** WHAT YOU NEED TO DO **
Read the records below and copy each line that contains "image".

** EXERCISE MATERIAL **
▼▼▼

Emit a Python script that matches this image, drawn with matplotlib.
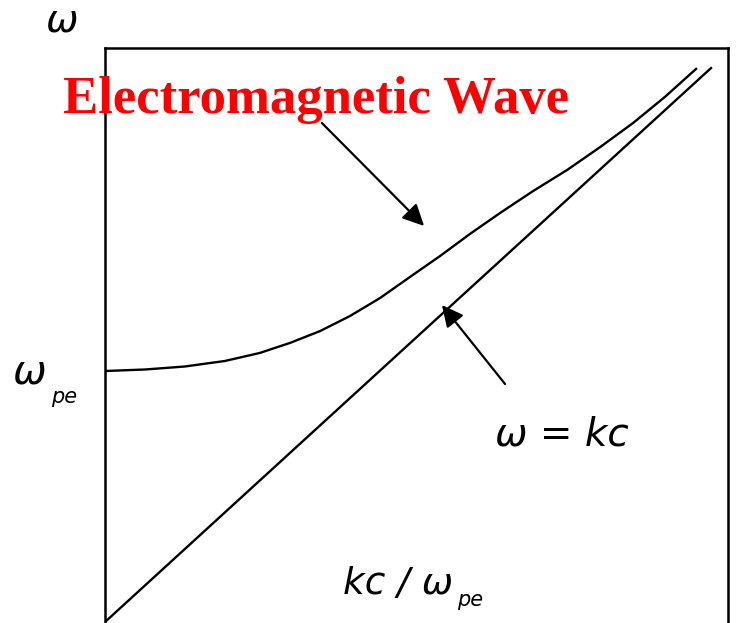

▲▲▲
▼▼▼

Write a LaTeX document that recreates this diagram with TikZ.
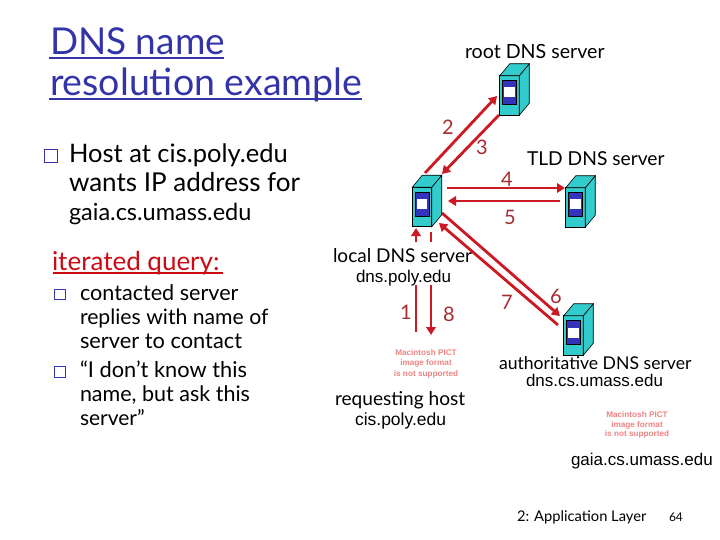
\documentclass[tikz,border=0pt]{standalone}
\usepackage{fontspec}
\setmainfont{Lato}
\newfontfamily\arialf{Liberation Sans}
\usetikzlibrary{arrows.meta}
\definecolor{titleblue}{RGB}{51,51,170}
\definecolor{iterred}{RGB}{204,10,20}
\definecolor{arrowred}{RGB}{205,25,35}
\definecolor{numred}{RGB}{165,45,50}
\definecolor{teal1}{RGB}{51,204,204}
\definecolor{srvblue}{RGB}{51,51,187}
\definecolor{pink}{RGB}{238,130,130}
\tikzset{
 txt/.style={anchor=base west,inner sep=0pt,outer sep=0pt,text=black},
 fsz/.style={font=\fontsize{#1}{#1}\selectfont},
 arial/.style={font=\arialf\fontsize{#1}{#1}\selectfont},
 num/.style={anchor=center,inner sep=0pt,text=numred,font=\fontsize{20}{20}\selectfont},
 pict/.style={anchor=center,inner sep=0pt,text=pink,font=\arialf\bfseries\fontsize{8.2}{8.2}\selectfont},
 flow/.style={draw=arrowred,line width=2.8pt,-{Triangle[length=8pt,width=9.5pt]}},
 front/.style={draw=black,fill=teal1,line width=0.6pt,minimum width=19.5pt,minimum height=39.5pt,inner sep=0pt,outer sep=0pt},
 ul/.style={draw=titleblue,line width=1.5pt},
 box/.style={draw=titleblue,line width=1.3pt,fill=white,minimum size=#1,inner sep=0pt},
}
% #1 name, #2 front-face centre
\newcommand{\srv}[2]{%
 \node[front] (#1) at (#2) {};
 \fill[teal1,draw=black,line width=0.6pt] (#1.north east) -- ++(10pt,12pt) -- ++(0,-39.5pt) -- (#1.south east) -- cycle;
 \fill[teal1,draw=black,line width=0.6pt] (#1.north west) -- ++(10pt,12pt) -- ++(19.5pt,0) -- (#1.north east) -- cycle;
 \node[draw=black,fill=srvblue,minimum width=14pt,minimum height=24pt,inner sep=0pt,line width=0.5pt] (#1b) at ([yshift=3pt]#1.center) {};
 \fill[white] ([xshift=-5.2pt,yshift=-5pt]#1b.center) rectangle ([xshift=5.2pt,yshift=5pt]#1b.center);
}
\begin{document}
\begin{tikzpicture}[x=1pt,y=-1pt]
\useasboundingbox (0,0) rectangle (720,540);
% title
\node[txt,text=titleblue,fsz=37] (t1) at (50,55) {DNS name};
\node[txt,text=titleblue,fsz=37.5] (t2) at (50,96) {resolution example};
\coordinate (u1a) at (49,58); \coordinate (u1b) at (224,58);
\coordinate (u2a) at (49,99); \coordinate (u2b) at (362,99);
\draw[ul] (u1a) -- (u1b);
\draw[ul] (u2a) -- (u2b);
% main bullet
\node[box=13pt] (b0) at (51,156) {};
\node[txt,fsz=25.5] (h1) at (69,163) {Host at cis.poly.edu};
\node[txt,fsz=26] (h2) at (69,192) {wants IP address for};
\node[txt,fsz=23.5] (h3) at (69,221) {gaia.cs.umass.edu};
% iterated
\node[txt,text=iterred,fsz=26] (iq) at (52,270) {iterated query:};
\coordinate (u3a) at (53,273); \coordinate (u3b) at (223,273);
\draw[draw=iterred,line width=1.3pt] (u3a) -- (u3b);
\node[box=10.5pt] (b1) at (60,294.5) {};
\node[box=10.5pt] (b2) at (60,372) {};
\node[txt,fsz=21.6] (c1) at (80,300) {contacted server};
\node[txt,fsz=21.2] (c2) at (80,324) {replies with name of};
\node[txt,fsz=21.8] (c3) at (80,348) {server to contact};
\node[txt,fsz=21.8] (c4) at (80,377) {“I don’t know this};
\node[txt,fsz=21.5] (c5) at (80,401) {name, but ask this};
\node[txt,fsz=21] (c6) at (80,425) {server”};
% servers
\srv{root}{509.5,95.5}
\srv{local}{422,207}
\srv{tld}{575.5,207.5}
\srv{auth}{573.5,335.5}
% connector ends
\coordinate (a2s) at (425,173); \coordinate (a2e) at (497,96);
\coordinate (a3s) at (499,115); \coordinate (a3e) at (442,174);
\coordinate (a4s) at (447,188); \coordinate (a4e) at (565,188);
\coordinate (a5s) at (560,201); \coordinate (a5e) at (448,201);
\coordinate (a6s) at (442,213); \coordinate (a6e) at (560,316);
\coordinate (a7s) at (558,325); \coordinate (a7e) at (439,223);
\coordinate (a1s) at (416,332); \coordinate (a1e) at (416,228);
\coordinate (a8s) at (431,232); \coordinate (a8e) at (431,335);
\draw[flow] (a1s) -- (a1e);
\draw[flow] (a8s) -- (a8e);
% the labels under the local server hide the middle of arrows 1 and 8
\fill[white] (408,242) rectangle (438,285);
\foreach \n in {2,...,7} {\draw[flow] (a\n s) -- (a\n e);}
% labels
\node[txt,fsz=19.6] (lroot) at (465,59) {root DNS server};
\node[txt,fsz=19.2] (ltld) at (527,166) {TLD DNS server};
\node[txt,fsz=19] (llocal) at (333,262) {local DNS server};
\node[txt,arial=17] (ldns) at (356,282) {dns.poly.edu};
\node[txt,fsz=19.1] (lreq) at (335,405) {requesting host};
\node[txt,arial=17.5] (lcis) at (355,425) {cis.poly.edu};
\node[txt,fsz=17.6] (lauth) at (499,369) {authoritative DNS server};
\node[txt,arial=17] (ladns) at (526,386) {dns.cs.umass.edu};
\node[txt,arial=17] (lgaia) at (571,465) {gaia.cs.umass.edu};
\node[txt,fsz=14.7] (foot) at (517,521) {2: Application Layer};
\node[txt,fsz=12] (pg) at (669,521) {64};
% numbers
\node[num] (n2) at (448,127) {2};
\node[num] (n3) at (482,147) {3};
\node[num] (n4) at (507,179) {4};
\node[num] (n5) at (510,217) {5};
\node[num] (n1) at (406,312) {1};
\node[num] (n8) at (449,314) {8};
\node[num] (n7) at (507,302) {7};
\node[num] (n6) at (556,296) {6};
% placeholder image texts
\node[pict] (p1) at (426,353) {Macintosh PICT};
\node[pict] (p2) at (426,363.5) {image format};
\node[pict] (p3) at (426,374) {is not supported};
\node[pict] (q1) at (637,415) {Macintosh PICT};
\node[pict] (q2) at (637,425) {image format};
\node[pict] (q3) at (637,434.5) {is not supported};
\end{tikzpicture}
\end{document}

▲▲▲

** OUTPUT OF THE EXERCISE **
Emit a Python script that matches this image, drawn with matplotlib.
% placeholder image texts
\node[pict] (p2) at (426,363.5) {image format};
\node[pict] (q2) at (637,425) {image format};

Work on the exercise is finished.